▶ [Goal] Copy out all the lines exactly. Omit pictures.

— Begin Data in this exercise —

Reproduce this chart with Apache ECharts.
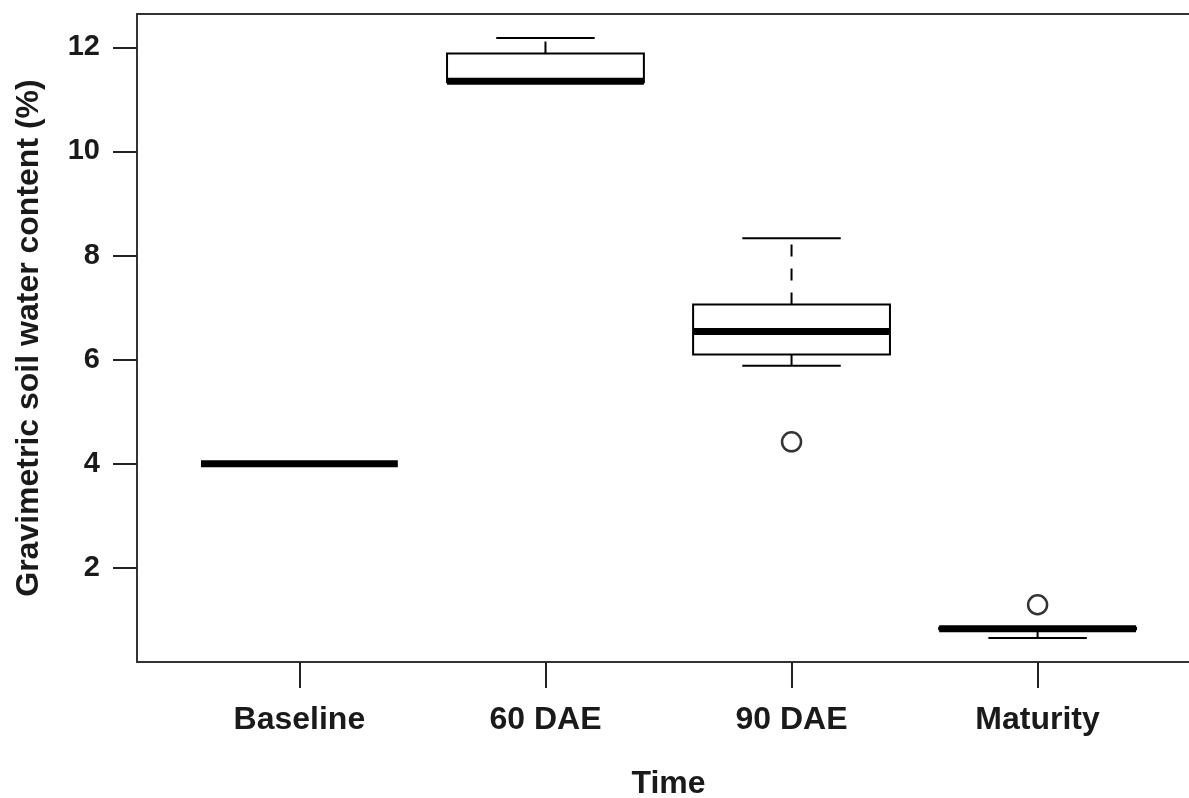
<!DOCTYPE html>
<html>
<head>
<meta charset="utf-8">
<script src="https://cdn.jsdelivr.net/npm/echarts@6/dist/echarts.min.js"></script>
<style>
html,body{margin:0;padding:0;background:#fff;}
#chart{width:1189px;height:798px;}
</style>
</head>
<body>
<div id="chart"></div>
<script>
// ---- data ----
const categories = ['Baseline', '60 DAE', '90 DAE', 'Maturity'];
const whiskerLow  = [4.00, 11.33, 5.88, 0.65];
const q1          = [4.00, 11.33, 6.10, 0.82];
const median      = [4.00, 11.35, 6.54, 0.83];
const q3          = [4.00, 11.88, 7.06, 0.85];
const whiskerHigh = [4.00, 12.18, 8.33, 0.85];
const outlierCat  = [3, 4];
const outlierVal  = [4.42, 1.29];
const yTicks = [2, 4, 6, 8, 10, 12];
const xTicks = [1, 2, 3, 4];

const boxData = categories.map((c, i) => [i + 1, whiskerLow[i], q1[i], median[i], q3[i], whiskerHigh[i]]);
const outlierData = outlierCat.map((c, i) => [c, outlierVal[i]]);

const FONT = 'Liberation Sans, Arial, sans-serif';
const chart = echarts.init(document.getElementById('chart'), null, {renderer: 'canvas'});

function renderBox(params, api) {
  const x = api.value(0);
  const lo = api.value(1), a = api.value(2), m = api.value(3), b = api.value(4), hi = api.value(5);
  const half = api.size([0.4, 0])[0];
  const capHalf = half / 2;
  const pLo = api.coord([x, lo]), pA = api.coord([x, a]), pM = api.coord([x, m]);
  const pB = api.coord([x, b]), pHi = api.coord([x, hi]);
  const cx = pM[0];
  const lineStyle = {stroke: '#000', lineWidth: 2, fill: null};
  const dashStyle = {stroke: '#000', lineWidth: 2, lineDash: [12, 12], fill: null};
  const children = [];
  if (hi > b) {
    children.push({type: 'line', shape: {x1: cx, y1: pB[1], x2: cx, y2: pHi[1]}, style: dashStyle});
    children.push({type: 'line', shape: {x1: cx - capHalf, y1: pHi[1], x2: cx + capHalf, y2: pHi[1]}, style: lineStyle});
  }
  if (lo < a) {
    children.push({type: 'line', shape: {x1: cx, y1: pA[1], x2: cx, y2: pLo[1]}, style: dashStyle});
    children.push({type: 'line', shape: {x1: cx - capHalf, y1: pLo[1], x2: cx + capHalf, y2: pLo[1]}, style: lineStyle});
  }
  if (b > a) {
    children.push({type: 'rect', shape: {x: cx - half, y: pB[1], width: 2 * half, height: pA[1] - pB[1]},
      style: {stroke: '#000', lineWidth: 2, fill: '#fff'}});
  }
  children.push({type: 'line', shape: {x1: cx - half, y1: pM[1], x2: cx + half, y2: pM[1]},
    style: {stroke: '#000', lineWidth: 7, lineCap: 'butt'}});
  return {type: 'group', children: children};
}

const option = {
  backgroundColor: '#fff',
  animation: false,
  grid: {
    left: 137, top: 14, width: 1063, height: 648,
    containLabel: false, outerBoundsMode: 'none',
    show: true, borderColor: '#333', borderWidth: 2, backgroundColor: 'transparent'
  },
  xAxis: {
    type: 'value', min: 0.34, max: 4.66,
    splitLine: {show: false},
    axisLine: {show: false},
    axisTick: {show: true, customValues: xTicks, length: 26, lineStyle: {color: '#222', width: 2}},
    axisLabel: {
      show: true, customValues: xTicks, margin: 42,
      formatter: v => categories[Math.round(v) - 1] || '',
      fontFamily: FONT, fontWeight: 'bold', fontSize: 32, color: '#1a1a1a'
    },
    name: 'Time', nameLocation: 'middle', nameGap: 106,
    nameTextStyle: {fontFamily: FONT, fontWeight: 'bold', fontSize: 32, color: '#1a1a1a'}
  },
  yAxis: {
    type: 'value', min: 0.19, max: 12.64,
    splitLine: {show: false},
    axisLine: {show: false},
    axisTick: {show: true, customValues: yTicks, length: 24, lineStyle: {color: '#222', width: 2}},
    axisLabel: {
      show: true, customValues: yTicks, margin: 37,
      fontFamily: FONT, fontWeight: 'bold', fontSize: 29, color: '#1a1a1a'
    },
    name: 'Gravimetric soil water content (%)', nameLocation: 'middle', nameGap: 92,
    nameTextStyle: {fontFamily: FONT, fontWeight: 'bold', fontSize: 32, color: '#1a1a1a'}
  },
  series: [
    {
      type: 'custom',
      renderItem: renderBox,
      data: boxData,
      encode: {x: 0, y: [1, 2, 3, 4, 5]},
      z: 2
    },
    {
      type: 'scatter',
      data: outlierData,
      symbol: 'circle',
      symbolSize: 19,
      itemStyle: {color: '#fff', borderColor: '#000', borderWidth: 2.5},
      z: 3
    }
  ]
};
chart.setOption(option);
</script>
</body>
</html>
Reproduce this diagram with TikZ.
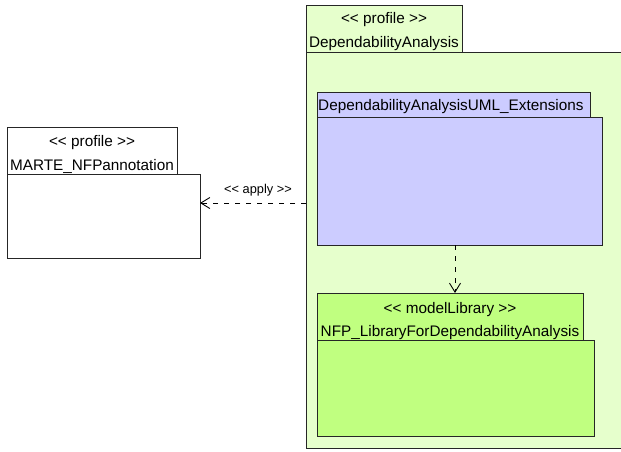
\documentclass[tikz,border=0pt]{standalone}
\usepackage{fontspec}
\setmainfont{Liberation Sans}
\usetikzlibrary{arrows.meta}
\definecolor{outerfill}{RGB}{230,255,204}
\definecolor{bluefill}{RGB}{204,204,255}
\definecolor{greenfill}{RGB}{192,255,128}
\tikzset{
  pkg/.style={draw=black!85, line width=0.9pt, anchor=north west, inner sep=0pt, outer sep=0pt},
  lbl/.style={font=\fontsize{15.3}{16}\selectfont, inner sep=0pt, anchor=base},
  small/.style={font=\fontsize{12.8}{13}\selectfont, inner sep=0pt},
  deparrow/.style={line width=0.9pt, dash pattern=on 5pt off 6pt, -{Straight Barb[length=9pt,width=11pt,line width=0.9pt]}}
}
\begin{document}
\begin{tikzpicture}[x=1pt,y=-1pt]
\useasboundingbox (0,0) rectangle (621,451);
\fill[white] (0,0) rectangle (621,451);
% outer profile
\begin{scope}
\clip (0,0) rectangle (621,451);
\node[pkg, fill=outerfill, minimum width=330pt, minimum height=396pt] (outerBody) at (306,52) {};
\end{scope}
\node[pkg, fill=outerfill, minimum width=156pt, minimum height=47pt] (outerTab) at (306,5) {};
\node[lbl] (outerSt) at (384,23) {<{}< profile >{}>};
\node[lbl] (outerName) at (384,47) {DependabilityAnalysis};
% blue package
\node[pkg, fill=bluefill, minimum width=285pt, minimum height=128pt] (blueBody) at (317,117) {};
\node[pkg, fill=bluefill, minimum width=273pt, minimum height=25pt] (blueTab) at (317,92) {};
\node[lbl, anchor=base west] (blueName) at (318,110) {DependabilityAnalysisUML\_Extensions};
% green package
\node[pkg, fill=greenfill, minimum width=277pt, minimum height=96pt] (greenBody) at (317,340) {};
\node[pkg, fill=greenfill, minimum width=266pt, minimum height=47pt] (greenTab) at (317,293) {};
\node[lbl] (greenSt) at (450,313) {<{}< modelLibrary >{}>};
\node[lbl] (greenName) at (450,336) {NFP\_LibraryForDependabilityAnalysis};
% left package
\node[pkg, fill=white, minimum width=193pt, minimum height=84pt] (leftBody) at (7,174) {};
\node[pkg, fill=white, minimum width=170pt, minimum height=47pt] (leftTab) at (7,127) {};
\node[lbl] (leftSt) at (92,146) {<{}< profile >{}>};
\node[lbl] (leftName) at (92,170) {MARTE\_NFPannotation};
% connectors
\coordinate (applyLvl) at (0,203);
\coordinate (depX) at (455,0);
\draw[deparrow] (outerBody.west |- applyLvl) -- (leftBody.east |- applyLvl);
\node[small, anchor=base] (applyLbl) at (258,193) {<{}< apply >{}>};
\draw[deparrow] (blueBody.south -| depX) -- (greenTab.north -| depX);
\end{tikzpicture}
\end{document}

— End Data in this exercise —

▶ [Exercise response]
Reproduce this chart with Apache ECharts.
<!DOCTYPE html>
<html>
<head>
<meta charset="utf-8">
<script src="https://cdn.jsdelivr.net/npm/echarts@6/dist/echarts.min.js"></script>
<style>
html,body{margin:0;padding:0;background:#fff;}
#chart{width:1189px;height:798px;}
</style>
</head>
<body>
<div id="chart"></div>
<script>
// ---- data ----
const categories = ['Baseline', '60 DAE', '90 DAE', 'Maturity'];
const whiskerLow  = [4.00, 11.33, 5.88, 0.65];
const q1          = [4.00, 11.33, 6.10, 0.82];
const median      = [4.00, 11.35, 6.54, 0.83];
const q3          = [4.00, 11.88, 7.06, 0.85];
const whiskerHigh = [4.00, 12.18, 8.33, 0.85];
const outlierCat  = [3, 4];
const outlierVal  = [4.42, 1.29];
const yTicks = [2, 4, 6, 8, 10, 12];
const xTicks = [1, 2, 3, 4];

const boxData = categories.map((c, i) => [i + 1, whiskerLow[i], q1[i], median[i], q3[i], whiskerHigh[i]]);
const outlierData = outlierCat.map((c, i) => [c, outlierVal[i]]);

const FONT = 'Liberation Sans, Arial, sans-serif';
const chart = echarts.init(document.getElementById('chart'), null, {renderer: 'canvas'});

function renderBox(params, api) {
  const x = api.value(0);
  const lo = api.value(1), a = api.value(2), m = api.value(3), b = api.value(4), hi = api.value(5);
  const half = api.size([0.4, 0])[0];
  const capHalf = half / 2;
  const pLo = api.coord([x, lo]), pA = api.coord([x, a]), pM = api.coord([x, m]);
  const pB = api.coord([x, b]), pHi = api.coord([x, hi]);
  const cx = pM[0];
  const lineStyle = {stroke: '#000', lineWidth: 2, fill: null};
  const dashStyle = {stroke: '#000', lineWidth: 2, lineDash: [12, 12], fill: null};
  const children = [];
  if (hi > b) {
    children.push({type: 'line', shape: {x1: cx, y1: pB[1], x2: cx, y2: pHi[1]}, style: dashStyle});
    children.push({type: 'line', shape: {x1: cx - capHalf, y1: pHi[1], x2: cx + capHalf, y2: pHi[1]}, style: lineStyle});
  }
  if (lo < a) {
    children.push({type: 'line', shape: {x1: cx, y1: pA[1], x2: cx, y2: pLo[1]}, style: dashStyle});
    children.push({type: 'line', shape: {x1: cx - capHalf, y1: pLo[1], x2: cx + capHalf, y2: pLo[1]}, style: lineStyle});
  }
  if (b > a) {
    children.push({type: 'rect', shape: {x: cx - half, y: pB[1], width: 2 * half, height: pA[1] - pB[1]},
      style: {stroke: '#000', lineWidth: 2, fill: '#fff'}});
  }
  children.push({type: 'line', shape: {x1: cx - half, y1: pM[1], x2: cx + half, y2: pM[1]},
    style: {stroke: '#000', lineWidth: 7, lineCap: 'butt'}});
  return {type: 'group', children: children};
}

const option = {
  backgroundColor: '#fff',
  animation: false,
  grid: {
    left: 137, top: 14, width: 1063, height: 648,
    containLabel: false, outerBoundsMode: 'none',
    show: true, borderColor: '#333', borderWidth: 2, backgroundColor: 'transparent'
  },
  xAxis: {
    type: 'value', min: 0.34, max: 4.66,
    splitLine: {show: false},
    axisLine: {show: false},
    axisTick: {show: true, customValues: xTicks, length: 26, lineStyle: {color: '#222', width: 2}},
    axisLabel: {
      show: true, customValues: xTicks, margin: 42,
      formatter: v => categories[Math.round(v) - 1] || '',
      fontFamily: FONT, fontWeight: 'bold', fontSize: 32, color: '#1a1a1a'
    },
    name: 'Time', nameLocation: 'middle', nameGap: 106,
    nameTextStyle: {fontFamily: FONT, fontWeight: 'bold', fontSize: 32, color: '#1a1a1a'}
  },
  yAxis: {
    type: 'value', min: 0.19, max: 12.64,
    splitLine: {show: false},
    axisLine: {show: false},
    axisTick: {show: true, customValues: yTicks, length: 24, lineStyle: {color: '#222', width: 2}},
    axisLabel: {
      show: true, customValues: yTicks, margin: 37,
      fontFamily: FONT, fontWeight: 'bold', fontSize: 29, color: '#1a1a1a'
    },
    name: 'Gravimetric soil water content (%)', nameLocation: 'middle', nameGap: 92,
    nameTextStyle: {fontFamily: FONT, fontWeight: 'bold', fontSize: 32, color: '#1a1a1a'}
  },
  series: [
    {
      type: 'custom',
      renderItem: renderBox,
      data: boxData,
      encode: {x: 0, y: [1, 2, 3, 4, 5]},
      z: 2
    },
    {
      type: 'scatter',
      data: outlierData,
      symbol: 'circle',
      symbolSize: 19,
      itemStyle: {color: '#fff', borderColor: '#000', borderWidth: 2.5},
      z: 3
    }
  ]
};
chart.setOption(option);
</script>
</body>
</html>
Reproduce this diagram with TikZ.
\documentclass[tikz,border=0pt]{standalone}
\usepackage{fontspec}
\setmainfont{Liberation Sans}
\usetikzlibrary{arrows.meta}
\definecolor{outerfill}{RGB}{230,255,204}
\definecolor{bluefill}{RGB}{204,204,255}
\definecolor{greenfill}{RGB}{192,255,128}
\tikzset{
  pkg/.style={draw=black!85, line width=0.9pt, anchor=north west, inner sep=0pt, outer sep=0pt},
  lbl/.style={font=\fontsize{15.3}{16}\selectfont, inner sep=0pt, anchor=base},
  small/.style={font=\fontsize{12.8}{13}\selectfont, inner sep=0pt},
  deparrow/.style={line width=0.9pt, dash pattern=on 5pt off 6pt, -{Straight Barb[length=9pt,width=11pt,line width=0.9pt]}}
}
\begin{document}
\begin{tikzpicture}[x=1pt,y=-1pt]
\useasboundingbox (0,0) rectangle (621,451);
\fill[white] (0,0) rectangle (621,451);
% outer profile
\begin{scope}
\clip (0,0) rectangle (621,451);
\node[pkg, fill=outerfill, minimum width=330pt, minimum height=396pt] (outerBody) at (306,52) {};
\end{scope}
\node[pkg, fill=outerfill, minimum width=156pt, minimum height=47pt] (outerTab) at (306,5) {};
\node[lbl] (outerSt) at (384,23) {<{}< profile >{}>};
\node[lbl] (outerName) at (384,47) {DependabilityAnalysis};
% blue package
\node[pkg, fill=bluefill, minimum width=285pt, minimum height=128pt] (blueBody) at (317,117) {};
\node[pkg, fill=bluefill, minimum width=273pt, minimum height=25pt] (blueTab) at (317,92) {};
\node[lbl, anchor=base west] (blueName) at (318,110) {DependabilityAnalysisUML\_Extensions};
% green package
\node[pkg, fill=greenfill, minimum width=277pt, minimum height=96pt] (greenBody) at (317,340) {};
\node[pkg, fill=greenfill, minimum width=266pt, minimum height=47pt] (greenTab) at (317,293) {};
\node[lbl] (greenSt) at (450,313) {<{}< modelLibrary >{}>};
\node[lbl] (greenName) at (450,336) {NFP\_LibraryForDependabilityAnalysis};
% left package
\node[pkg, fill=white, minimum width=193pt, minimum height=84pt] (leftBody) at (7,174) {};
\node[pkg, fill=white, minimum width=170pt, minimum height=47pt] (leftTab) at (7,127) {};
\node[lbl] (leftSt) at (92,146) {<{}< profile >{}>};
\node[lbl] (leftName) at (92,170) {MARTE\_NFPannotation};
% connectors
\coordinate (applyLvl) at (0,203);
\coordinate (depX) at (455,0);
\draw[deparrow] (outerBody.west |- applyLvl) -- (leftBody.east |- applyLvl);
\node[small, anchor=base] (applyLbl) at (258,193) {<{}< apply >{}>};
\draw[deparrow] (blueBody.south -| depX) -- (greenTab.north -| depX);
\end{tikzpicture}
\end{document}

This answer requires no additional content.